Like an angel

Sunday, May 30, 2010

Second weekend

I met Zack today, and had dinner with Frings, Emily and Jasmine. I am so happy that, despite of such a new city for me, I still have some old friends here.

We had dinner in a Vietnamese restaurant. It feels so good, at least among these people, we are open to make fun of each other. I can somehow imagine how life would be like in Hong Kong. People's conversation is almost nothing but food, shoppings, travelling, and gossip in the company. Listening to ABBA's album, it reminds of my first time in HK in 2009, for APXLDS. That was such great memory. Even now I am in the same place, but my feelings and thinkings have changed so much. I am afraid I would never go back again.

Then I know that Hong Kong is not for life-long time. There must be someday I will be leaving to a "dream country", maybe somewhere very far away, exotic cultures and surroundings, somewhere you can live up your own values, in your own way, do your own things.

I know I will. Just a life-long dream takes a life-long time to pursue.

Saturday, May 29, 2010

Tactic

I wasn't going to do any shopping after this morning. Then Jacque came asking "Do you feel like having some desert out? " I said yes. Then we went to a restaurant and she had a burger and I had a milk shake. She said, " I would show you around here. There is a street called Star Street, it is a premium area in Wan Chai." Then cool, and we went there. Down from the hill, she walked towards West and said," It is Pacific Place right there." Then we went down spent so long time in Pacific Place.

If she would have asked directly saying" fancy to go for Pacific Place? " I would definitely say no. However, this is how she is able to lead me to do what she wants. In our conversation during the meal, she told me that "HK people are shrewed, they might think, act, and talk differently. " Now I really got it.

Friday, May 28, 2010

Life starts anew in Hong Kong

I moved to Hong Kong and finally have an access to blogspot, thinking it would be a good idea to rebuild my blog here.

This is just one week into it. I enjoy my work and my boss is a very nice and experienced person. I admire his devotion to the company for more than 12 years, and the clout he has built in this area.

I am getting used to the office hours, starting from 7am in the morning. It is a bit challenging especially I get extremely drowsy in the early afternoon.

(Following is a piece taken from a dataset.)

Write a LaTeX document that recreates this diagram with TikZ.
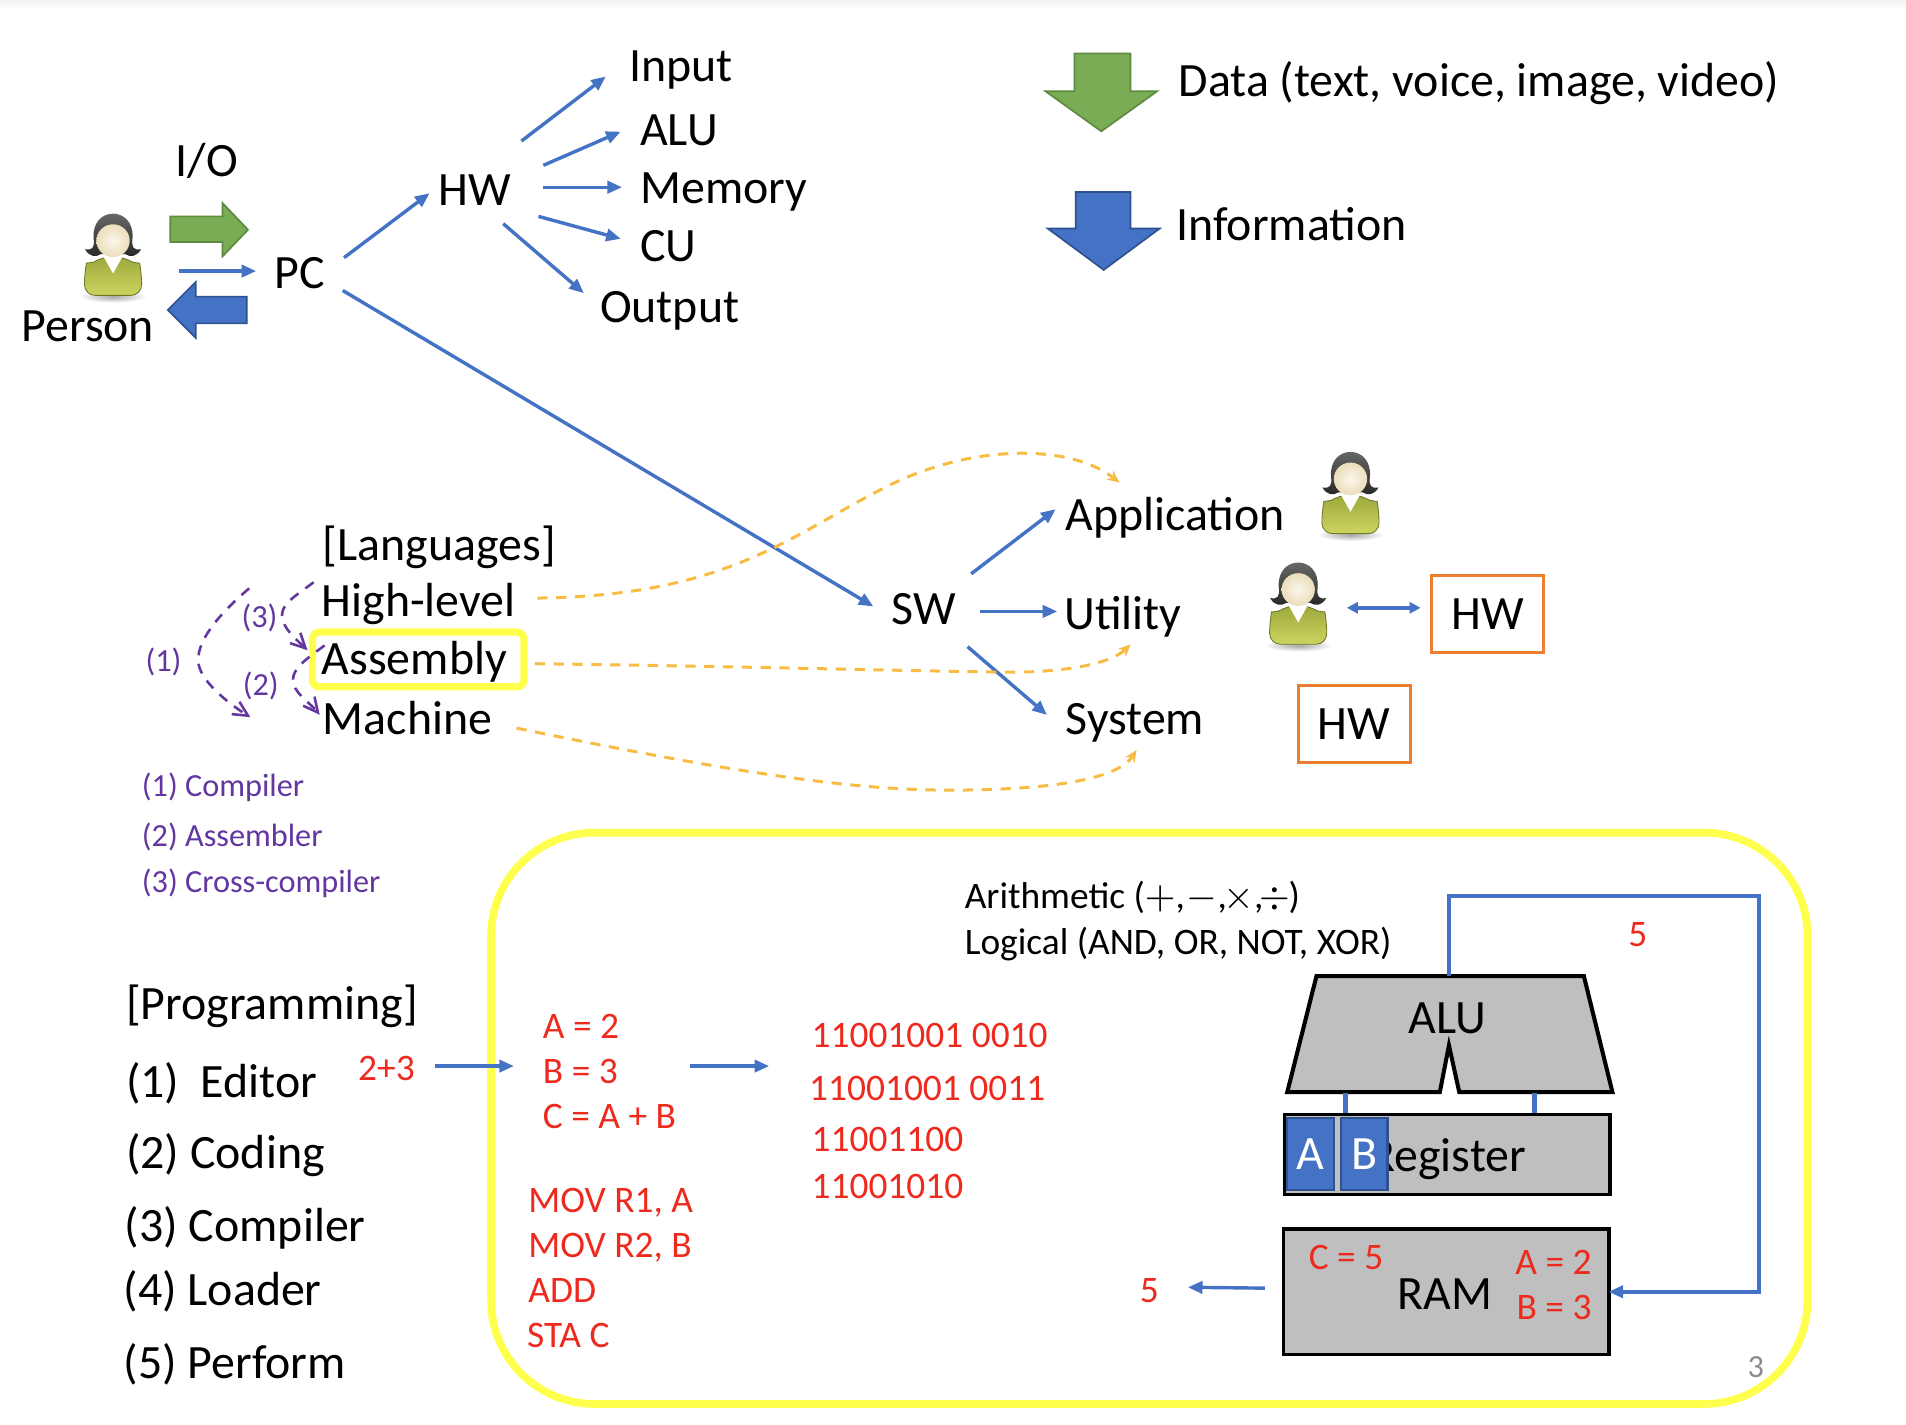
\documentclass[tikz,border=0pt]{standalone}
\usepackage{fontspec}
\setmainfont{Carlito}
\usetikzlibrary{arrows.meta}
\definecolor{linkblue}{HTML}{4472C4}
\definecolor{darkblue}{HTML}{2F528F}
\definecolor{arrowgreen}{HTML}{7AAB55}
\definecolor{darkgreen}{HTML}{5E8C3F}
\definecolor{purp}{HTML}{6336A0}
\definecolor{dashorange}{HTML}{F8BC45}
\definecolor{boxorange}{HTML}{ED7D31}
\definecolor{brightyellow}{HTML}{FFFF4D}
\definecolor{redtxt}{HTML}{EE2A1E}
\definecolor{boxgray}{HTML}{BFBFBF}
\definecolor{shirttop}{HTML}{9DA83C}
\definecolor{shirtlow}{HTML}{CDD560}
\definecolor{facein}{HTML}{FBF7EA}
\definecolor{faceout}{HTML}{EBDDBB}
\tikzset{
  person/.pic={
    \shade[inner color=black!35,outer color=white] (0,32) ellipse (28 and 5);
    \draw[draw=shirttop!70!black,line width=0.2pt,top color=shirttop,bottom color=shirtlow,rounded corners=2.5pt]
      (-23.5,31) -- (-23.5,13) .. controls (-22,5) and (-15,3) .. (-9,-1) -- (9,-1) .. controls (15,3) and (22,5) .. (23.5,13) -- (23.5,31) -- cycle;
    \fill[white] (-9,-3) -- (9,-3) -- (0,13) -- cycle;
    \shade[top color=black!55,bottom color=black!85] (16,-16) .. controls (15,-8) and (17,-6) .. (23,-7) .. controls (20,-1) and (14,0) .. (10,-3) -- (-10,-3) .. controls (-14,0) and (-20,-1) .. (-23,-7) .. controls (-17,-6) and (-15,-8) .. (-16,-16) .. controls (-18,-43) and (18,-43) .. (16,-16) -- cycle;
    \shade[inner color=facein,outer color=faceout] (0,-14) ellipse (13.7 and 13.5);
  }
}
\begin{document}
\begin{tikzpicture}
        [
          x=0.01cm, y=-0.01cm,
          txt/.style={inner sep=0pt,anchor=west,text height=0.64em,text depth=0pt},
          big/.style={txt,text height=0.74em,xshift=-0.01cm,font=\fontsize{11.2}{13}\selectfont},
          mid/.style={txt,text height=0.6em,font=\fontsize{8.75}{11}\selectfont},
          small/.style={txt,text height=0.52em,font=\fontsize{7.55}{10}\selectfont},
          purpsm/.style={small,text=purp},
          link/.style={linkblue,line width=0.8pt,shorten >=-0.5pt,-{Triangle[length=0.12cm,width=0.1cm]}},
          dashlink/.style={dashorange,line width=0.7pt,dash pattern=on 2.4pt off 2pt,-{Stealth[length=0.1cm,width=0.09cm]}},
          compile/.style={purp,line width=0.6pt,dash pattern=on 2.4pt off 2pt,-{Straight Barb[length=0.12cm,width=0.12cm]}},
          graybox/.style={draw=black,fill=boxgray,inner sep=0pt,line width=0.75pt},
          regbox/.style={draw=darkblue,fill=linkblue,inner sep=0pt,line width=0.5pt,text=white,font=\fontsize{11.2}{13}\selectfont,minimum width=0.385cm,minimum height=0.595cm},
          hwbox/.style={draw=boxorange,line width=0.7pt,inner sep=0pt,font=\fontsize{11.2}{13}\selectfont,minimum width=0.92cm,minimum height=0.635cm}
        ]
        \useasboundingbox (0,0) rectangle (1568,1171.5);
        \shade[top color=black!5,bottom color=white] (0,0) rectangle (1568,8);
        % legend
        \draw[fill=arrowgreen,draw=darkgreen,line width=0.4pt] (884,44) -- (930,44) -- (930,75) -- (952,75) -- (906,108) -- (860,75) -- (884,75) -- cycle;
        \draw[fill=linkblue,draw=darkblue,line width=0.4pt] (885,158) -- (930,158) -- (930,188) -- (954,188) -- (908,222) -- (862,188) -- (885,188) -- cycle;
        \node [big] (data) at (970,66) {Data (text, voice, image, video)};
        \node [big] (info) at (968,185) {Information};
        % person and pc
        \pic at (93,212) {person};
        \node [big] (person) at (18,268) {Person};
        \node [big] (io) at (145,132) {I/O};
        \node [big] (pc) at (226,224) {PC};
        \draw[fill=arrowgreen,draw=darkgreen,line width=0.4pt] (140,178) -- (183,178) -- (183,167) -- (204,189) -- (183,211) -- (183,199) -- (140,199) -- cycle;
        \draw[fill=linkblue,draw=darkblue,line width=0.4pt] (203,244) -- (161,244) -- (161,232) -- (138,255) -- (161,278) -- (161,266) -- (203,266) -- cycle;
        \coordinate (usr) at (147,223);
        \draw[link] (usr) -- ([xshift=-0.16cm]usr -| pc.west);
        % hw
        \node [big] (hw) at (361,156) {HW};
        \node [big] (input) at (518,54) {Input};
        \node [big] (alulbl) at (527,107) {ALU};
        \node [big] (mem) at (527,154) {Memory};
        \node [big] (cu) at (527,202) {CU};
        \node [big] (output) at (494,252) {Output};
        \draw[link] ([shift={(58,-12)}]pc.west) -- ([shift={(-8,4)}]hw.west);
        \draw[link] ([shift={(69,-40)}]hw.west) -- ([shift={(-20,10)}]input.west);
        \draw[link] ([shift={(87,-20)}]hw.west) -- ([shift={(-17,2)}]alulbl.west);
        \draw[link] ([shift={(87,-2)}]hw.west) -- ([xshift=-0.16cm]mem.west);
        \draw[link] ([shift={(83,22)}]hw.west) -- ([shift={(-17,-6)}]cu.west);
        \draw[link] ([shift={(54,28)}]hw.west) -- ([shift={(-14,-12)}]output.west);
        % sw
        \node [big] (sw) at (734,501) {SW};
        \node [big] (app) at (877,423) {Application};
        \node [big] (util) at (876,505) {Utility};
        \node [big] (sys) at (877,591) {System};
        \draw[link] ([shift={(57,15)}]pc.west) -- ([shift={(-16,-3)}]sw.west);
        \draw[link] ([shift={(66,-29)}]sw.west) -- ([shift={(-9,-3)}]app.west);
        \draw[link] ([shift={(73,2)}]sw.west) -- ([shift={(-7,-2)}]util.west);
        \draw[link] ([shift={(63,31)}]sw.west) -- ([shift={(-16,-4)}]sys.west);
        \pic at (1111,408) {person};
        \pic at (1068,499) {person};
        \coordinate (usr2) at (1108,500);
        \node [hwbox] (hw1) at (1224,505) {\raisebox{-0.55pt}{HW}};
        \node [hwbox] (hw2) at (1114,595.5) {\raisebox{-0.55pt}{HW}};
        \draw[linkblue,line width=0.8pt,{Triangle[length=0.09cm,width=0.09cm]}-{Triangle[length=0.09cm,width=0.09cm]}] (usr2) -- ([xshift=-0.08cm]hw1.west |- usr2);
        % languages
        \node [big] (lang) at (266,448) {[Languages]};
        \node [big] (high) at (265,494) {High-level};
        \node [big] (asm) at (265,542) {Assembly};
        \node [big] (mach) at (266,591) {Machine};
        \draw[brightyellow,line width=1.7pt,rounded corners=1.6pt] (257,520) rectangle (431,565);
        \coordinate (c1s) at (205,484);
        \coordinate (c1e) at (206,590);
        \coordinate (c3s) at (258,479);
        \coordinate (c3e) at (253,535);
        \coordinate (c2s) at (267,531);
        \coordinate (c2e) at (263,588);
        \draw[compile] (c1s) .. controls (178,507) and (163,527) .. (163,543) .. controls (163,560) and (190,580) .. (c1e);
        \draw[compile] (c3s) .. controls (245,489) and (232,496) .. (232,506) .. controls (232,517) and (245,527) .. (c3e);
        \draw[compile] (c2s) .. controls (255,540) and (241,549) .. (241,559) .. controls (241,570) and (255,578) .. (c2e);
        \node [purpsm] (n1) at (119,543) {(1)};
        \node [purpsm] (n3) at (198,507) {(3)};
        \node [purpsm] (n2) at (199,563) {(2)};
        \node [purpsm] (tool1) at (116,646) {(1) Compiler};
        \node [purpsm] (tool2) at (116,687) {(2) Assembler};
        \node [purpsm] (tool3) at (116,725) {(3) Cross-compiler};
        \draw[dashlink] ([shift={(178,-2)}]high.west) .. controls (600,490) and (650,440) .. (730,400) .. controls (800,365) and (880,365) .. ([shift={(45,-26)}]app.west);
        \draw[dashlink] ([shift={(176,4)}]asm.west) .. controls (600,548) and (750,552) .. (830,553) .. controls (880,553) and (915,545) .. ([shift={(55,25)}]util.west);
        \draw[dashlink] ([shift={(160,8)}]mach.west) .. controls (600,635) and (700,650) .. (780,650) .. controls (870,650) and (920,640) .. ([shift={(59,26)}]sys.west);
        % programming
        \node [big] (prog) at (104,826) {[Programming]};
        \foreach \n/\x/\y/\lbl in {1/104/890/{(1)\ \ Editor},2/104/948/{(2) Coding},3/103/1008/{(3) Compiler},4/102/1061/{(4) Loader},5/102/1121/{(5) Perform}} {
            \node [big] (step\n) at (\x,\y) {\lbl};
        }
        % cpu panel
        \draw[brightyellow,line width=1.8pt,rounded corners=0.85cm] (404,685) rectangle (1487,1155);
        \node [mid] (arith) at (793,737) {Arithmetic ($+$,\kern0.05em$-$,\kern-0.1em$\times$,\kern-0.1em$\div$\kern-0.05em)};
        \node [mid] (logic) at (793,775) {Logical (AND, OR, NOT, XOR)};
        \node [mid,text=redtxt] (sum) at (294,878) {2+3};
        \foreach \n/\x/\y/\lbl in {1/446/844/{A = 2},2/446/881/{B = 3},3/446/918/{C = A + B},4/434/987/{MOV R1, A},5/434/1024/{MOV R2, B},6/434/1061/ADD,7/433/1098/{STA C}} {
            \node [mid,text=redtxt] (src\n) at (\x,\y) {\lbl};
        }
        \foreach \n/\x/\y/\lbl in {1/667/851/{11001001 0010},2/665/895/{11001001 0011},3/667/937/11001100,4/667/975/11001010} {
            \node [mid,text=redtxt] (bin\n) at (\x,\y) {\lbl};
        }
        \draw[link] ([shift={(64,-1)}]sum.west) -- ([shift={(-25,-4)}]src2.west);
        \draw[link] ([shift={(122,-4)}]src2.west) -- ([shift={(-34,-18)}]bin2.west);
        % alu
        \coordinate (alutop) at (1192,803);
        \coordinate (alub1) at (1107,899);
        \coordinate (alub2) at (1262.5,899);
        \coordinate (loopne) at (1447,737);
        \draw[draw=black,fill=boxgray,line width=0.95pt] (1083,803) -- (1303,803) -- (1326.5,898.5) -- (1200.5,898.5) -- (1192,860) -- (1184.5,898.5) -- (1059,898.5) -- cycle;
        \node [big,anchor=center] (alu) at (1192,837) {ALU};
        \node [graybox,minimum width=2.675cm,minimum height=0.66cm] (reg) at (1190.7,949.6) {};
        \node [big,anchor=center,text depth=0.2em] (reglbl) at (1192,954) {Register};
        \node [regbox] (rega) at (1078.2,949.3) {\raisebox{-0.55pt}{A}};
        \node [regbox] (regb) at (1122.2,949.3) {\raisebox{-0.55pt}{B}};
        \draw[linkblue,line width=1.1pt] (alub1) -- (alub1 |- reg.north);
        \draw[linkblue,line width=1.1pt] (alub2) -- (alub2 |- reg.north);
        \node [graybox,minimum width=2.677cm,minimum height=1.034cm] (ram) at (1189.8,1062.7) {};
        \node [big,anchor=center] (ramlbl) at (1190,1064) {RAM};
        \node [mid,text=redtxt] (memc) at (1076,1034) {C = 5};
        \node [mid,text=redtxt] (mema) at (1246,1038) {A = 2};
        \node [mid,text=redtxt] (memb) at (1247,1075) {B = 3};
        \draw[link] (alutop) |- (loopne) |- (ram.east);
        \node [mid,text=redtxt] (five) at (1339,768) {5};
        \node [mid,text=redtxt] (out) at (937,1061) {5};
        \draw[link] ([shift={(-14,-3)}]ram.west) -- ([shift={(42,-2)}]out.west);
        \node [small,text=black!45] (pageno) at (1437,1124) {3};
\end{tikzpicture}
\end{document}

But that's one thing I'll have to face up and deal with, thinking I should get up earlier and adjust my bio-clock to it.

I had lunch with Mindy and JacSo, two local HK girls I met in AIESEC. It turns out three-of-us is a perfect combination to set up Cantonese conversations, as JacSo doesn't speak much Mandarin, and talks to Mindy in Cantonese; Mindy talks to me in Mandarin or English; I talk to JacSo in English. Then the only workable language for us is English, which none of us really wants to. Then we started to talk in Cantonese and I struggle with my little crabby Cantonese but it turns out not that bad.......and my Cantonese actually improved a lot after the meal.

Hong Kong is materialistic and superficial maybe. I just realized that I did nothing but 1.work, 2. shopping after work 3. sleep after shopping. I feel myself flippant and not as upbeat and proactive as before. Luckily I realized it now and make a point to adjust myself.

Tomorrow is Sunday and I will go to a church very close to Wan Chai. The one I went last week, St. Johnson Church, was impressive with all its ritual, but I'm afraid not my cup of tea. I still prefer worship like Shanghai-style, having lots of stories to share, and inspire people not by recite the messages but by insights and stories.